OK. If she's not under the truck & she's not being held for ransom and she wasn't abducted by aliens, where the hell is she?
If we have absolutely, positively nothing after that intersection, where'd she go?
That's what we have. Mickey across from the Circle K --> no Mickey. Poof!
Whatever happened either happened in front of our eyes or just out of frame. Because there is zero evidence of her presence any farther in any direction. None.
And if nobody anywhere has any idea WHAT could have possibly happened out of frame - after all this time - it seems to me that in front of our eyes at the very least deserves continued consideration.
Dogs haven't found her, cameras didn't see her, people have searched. Hundreds of people for hundreds of hours.
If you want to dismiss the under the wheel theory, offer something equally plausible. Why is there nothing after that intersection? Nothing? But that's when and where something happened? Where there's nothing? There's never been anything? Not a sound, not an image, not a witness, no dog picked up her scent further along, but she definitely kept going? And you're completely convinced? By what? Why are you convinced she continued after the last known image? It seems to me that THAT's a bigger leap of faith than under the wheel.
I'm not there. I can't get there. I can't physically touch that street, sniff the air.
I see the right front wheel of that truck in a position indicating that something's under it. Unless there's a photo of a 5 or 6" bump in the road, only on that side, I'm going with it's rolling over something. Something as substantial as a speed bump.
No one's even attempted to show that the right front wheel was flat on the pavement because it can't be shown. It's not flat on the pavement. There is no speed bump there. 30 threads later, there's no reasonable explanation for why the truck's front end is askew. Why not?

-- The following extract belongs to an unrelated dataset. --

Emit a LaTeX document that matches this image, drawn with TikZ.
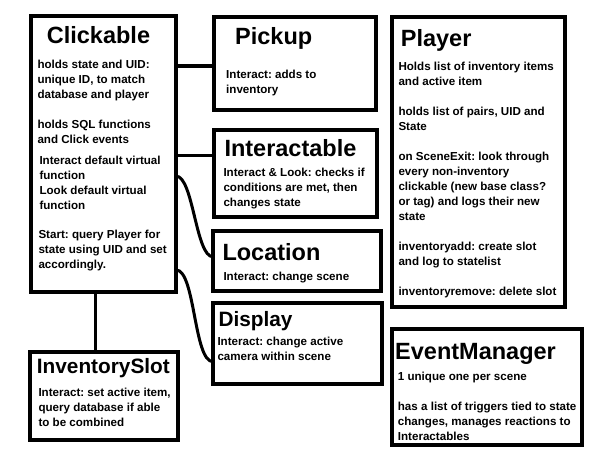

Show me a picture of the bump in that exact location that would cause a vehicle that size to so obviously be off kilter and I'll let it go. Really I will. Sincerely.
I don't think it's been solidly demonstrated to be impossible. 'Because I don't think so' doesn't work for me.
I've been scoffed at, schooled in personal versions of possible physics and I put it all away for a while. Went away, did other stuff.
But it's still there. The image is still there. It broke my heart the first time I saw it. I wept for an hour.
I'd love to be wrong. I want very badly for it to be nothing. I hate having that picture in my head.
Show me the 6" bump, give me some peace. Please.